We did not retrieve items in FIFO order for jobs of equal priority: 'Another job' was fetched prior to 'My first job' even though it was added afterwards. Why does this happen?

Using a min-heap for queue.PriorityQueue

The short version is that we grabbed 'Another job' first, because 'Another job' < 'My first job' alphabetically.

The longer version is that under the hood, queue.PriorityQueue is implemented using heapq, Python’s heap implementation. Every job is an element in a min-heap. A min-heap is a complete binary tree that satisfies the min-heap propety: the value of each node is greater than or equal to the value of its parent. The root element will be the node with the minimum value. So to get the next job we want to run, we just grab the element at the top of the min-heap, which due to the min-heap property, we know will be the job with the minimum priority value - which remember from above corresponds to the higher priority.

But where is this comparison done: 'Another job' < 'My first job'? During heap operations, elements are compared with one another (and swapped if needed). In Python, this is done using the rich comparison operator __lt__. 'Another job' will bubble to the top of the heap since 'Another job' < 'My first job'.

How we can solve this

Here’s an approach I used for Python 3.5 (the version of Python I was writing for when I looked into using this functionality). For the application I was working on, I needed to retrieve items based on priority, and for items of equal priority, I needed to retrieve items in FIFO order.

One simple approach if you hit this problem is following a suggestion in the heapq documentation: “store entries as 3-element list including the priority, an entry count, and the task”, where the entry count is a tie-breaker for jobs of equal priority. Let’s see that demonstrated:

>>> q.put((1, 1, 'My next job'))
>>> q.put((1, 2, 'Another job'))
>>> q.get()
(1, 1, 'My next job')
>>> q.get()
(1, 2, 'Another job')

In my situation, I was working in a codebase that had already a mediator interface to submit jobs (to queue.PriorityQueue), and job objects themselves were separate objects (i.e. not simple strings in the real applicatoin). I ended up making jobs sortable using the following superclass that implemented the __lt__ rich comparison method:

from typing import TypeVar

QueueJobType = TypeVar('QueueJobType', bound='QueueJob')

class QueueJob():
    def __init__(self, order_number: int, task: str) -> None:
        self.order_number = order_number
        self.task = task

    def __lt__(self, other: QueueJobType) -> bool:
        We need to use the order_number key to break ties to ensure
        that objects are retrieved in FIFO order.
        return self.order_number < other.order_number

    def __repr__(self) -> str:
        return self.task

When I submitted jobs, I’d do so using an interface like this (application simplified for demonstration purposes, more context is here) that would set the order_number such that it would be monotonically increasing:

import itertools
import queue

class App():
    def __init__(self):
        self.order_number = itertools.count()
        self.queue = queue.PriorityQueue()

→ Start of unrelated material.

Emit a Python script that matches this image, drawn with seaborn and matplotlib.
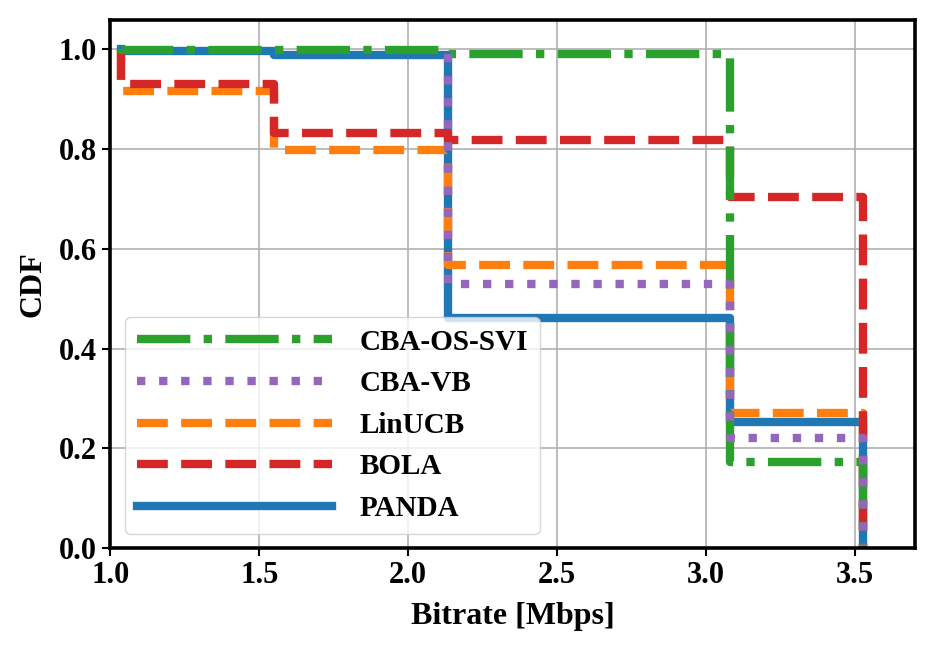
import matplotlib
matplotlib.use("Agg")
import matplotlib.pyplot as plt
import seaborn as sns
import pandas as pd

# bitrate levels (Mbps) where the curves step down
levels = [1.035, 1.55, 2.135, 3.08, 3.525]
levels_vb = [2.135, 3.08, 3.525]  # CBA-VB never picks the two lowest levels

# value of each curve after each level
panda = [0.997, 0.988, 0.462, 0.253, 0.0]
linucb = [0.916, 0.797, 0.568, 0.271, 0.0]
bola = [0.930, 0.831, 0.817, 0.703, 0.0]
cba_os_svi = [0.999, 0.999, 0.991, 0.172, 0.0]
cba_vb = [0.530, 0.221, 0.0]
start_vals = [1.0, 1.0, 1.0, 1.0, 0.99]

names = ["PANDA", "LinUCB", "BOLA", "CBA-OS-SVI", "CBA-VB"]
series = [panda, linucb, bola, cba_os_svi, cba_vb]
xlevels = [levels, levels, levels, levels, levels_vb]
colors = ["#1f77b4", "#ff7f0e", "#d62728", "#2ca02c", "#9467bd"]
styles = ["-", "--", "--", "-.", ":"]
legend_order = ["CBA-OS-SVI", "CBA-VB", "LinUCB", "BOLA", "PANDA"]

sns.set_theme(style="ticks")
plt.rcParams["font.family"] = "serif"
plt.rcParams["font.serif"] = ["Liberation Serif", "DejaVu Serif"]
plt.rcParams["font.weight"] = "bold"
plt.rcParams["axes.labelweight"] = "bold"
plt.rcParams["text.color"] = "black"
plt.rcParams["axes.labelcolor"] = "black"
plt.rcParams["xtick.color"] = "black"
plt.rcParams["ytick.color"] = "black"
plt.rcParams["lines.solid_capstyle"] = "projecting"

fig = plt.figure(figsize=(9.43, 6.48), dpi=100)
ax = fig.add_axes([0.117, 0.154, 0.853, 0.815])

for name, xs, vals, y0, c, ls in zip(names, xlevels, series, start_vals, colors, styles):
    df = pd.DataFrame({"x": [xs[0]] + xs, "y": [y0] + vals})
    sns.lineplot(data=df, x="x", y="y", ax=ax, estimator=None, sort=False,
                 drawstyle="steps-post", color=c, linestyle=ls, linewidth=6,
                 label=name)

ax.set_xlim(1.0, 3.7)
ax.set_ylim(0.0, 1.058)
ax.set_xticks([1.0, 1.5, 2.0, 2.5, 3.0, 3.5])
ax.set_yticks([0.0, 0.2, 0.4, 0.6, 0.8, 1.0])
ax.grid(True, color="#b0b0b0", linewidth=1.2)
ax.set_axisbelow(True)
for s in ax.spines.values():
    s.set_color("black")
    s.set_linewidth(2.6)
ax.tick_params(labelsize=22, length=6, width=1.5, color="black", labelcolor="black")
for lab in ax.get_xticklabels() + ax.get_yticklabels():
    lab.set_fontweight("bold")
ax.set_xlabel("Bitrate [Mbps]", fontsize=23, fontweight="bold", labelpad=8, color="black")
ax.set_ylabel("CDF", fontsize=23, fontweight="bold", labelpad=8, color="black")

handles, labels = ax.get_legend_handles_labels()
hmap = dict(zip(labels, handles))
leg = ax.legend([hmap[n] for n in legend_order], legend_order, loc="lower left",
                handlelength=6.7, handletextpad=0.95, labelspacing=0.5,
                prop={"weight": "bold", "size": 21})
for t in leg.get_texts():
    t.set_color("black")

fig.savefig("out.png", dpi=100)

    def add_task(self, priority: int, task: str):
        current_order_number = next(self.order_number)
        task = QueueJob(current_order_number, task)
        self.queue.put((priority, task))

Let’s see if jobs with equal priorities are retrieved in FIFO order:

>>> from stuff import App
>>> app = App()
>>> app.add_task(1, 'My first job')
>>> app.add_task(1, 'Another job')
>>> app.queue.get()
(1, My first job)
>>> app.queue.get()
(1, Another job)

Jobs with equal priorities are retrieved in FIFO order, which is what we wanted.